Marketers have been virtually unanimous in calling for credible, independent measurement in digital media. It now seems the message has gotten through: major online publishers such as Google and Facebook have caved to mounting pressure to allow third-party viewability measurement on their sites, ushering in an era of greater media accountability.
Allowing the owners to self-report is fraught with conflicts of interest and leads to suspicion
Last week, the Association of National Advertisers published a member survey illustrating how strongly marketers favour independent measurement. Ninety-seven percent of the 154 U.S. marketers surveyed agreed that larger digital media owners should allow their inventory to be measured by a third party. When asked how they would respond to a media owner’s decision not to allow third-party measurement, 56% said they would shift their budget to other online publishers and another 5% said they would shift their media out of digital entirely.
“It’s about financial accountability,” one respondent commented in the report. “Advertisers are expected to place investments in a responsible, effective manner. Without independent measurement, we cannot know if we are being responsible with our investments.”
“Allowing the owners to self-report is fraught with conflicts of interest and leads to suspicion,” wrote another.
Facebook and Google, the primary targets of criticism, provide their own tools for viewability measurement rather than offering access to independent technology providers they view as competitors and potential security risks. Google has even received MRC accreditation for its Active View solution for YouTube and display inventory.
But marketers have made it clear that self-reporting, while useful for understanding a campaign, is not objective enough to support financial decisions. The Kellogg Company took a strong stance on the issue last year when it stopped all buying on YouTube. At the time, Kellogg’s vice-president of global media Jon Suarez-Davis accused Google of attempting to “grade their own homework.”
Now, those publishers are beginning to soften their stance. Twitter and Facebook have signed partnerships with Moat, a viewability provider favoured by many media buying agencies, to allow independent verification of campaigns. (Moat was the first measurer to be accredited by the MRC in mobile viewability, where the majority of Twitter and Facebook’s ads run.)

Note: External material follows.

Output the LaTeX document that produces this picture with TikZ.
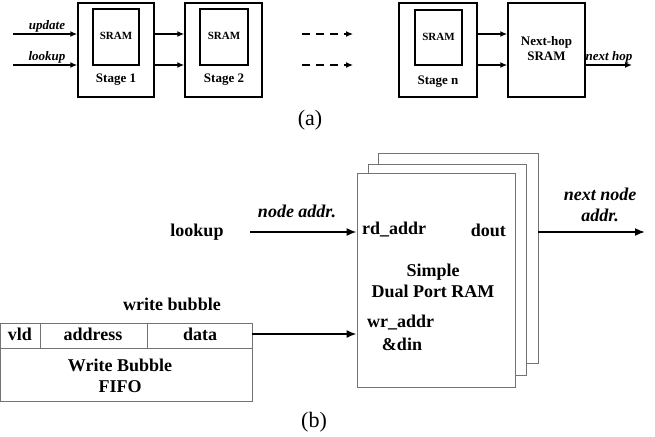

Here in Canada, both Bell Media and Shaw Media have separately made deals with Moat to provide independent viewability measurement to buyers, citing a commitment to transparency.
Even Google has started breaking down the wall. It announced at the beginning of November that YouTube will integrate measurement services from ComScore, Moat, Integral Ad Science and DoubleVerify, beginning early in 2016.
Another, more recent target of criticism has been Snapchat, which reportedly doesn’t yet provide impression or audience numbers to advertisers, much less outside verification. As reported by The Wall Street Journal, Snapchat’s under-developed measurement capabilities have led some agency buyers to pull back on their investment in the platform.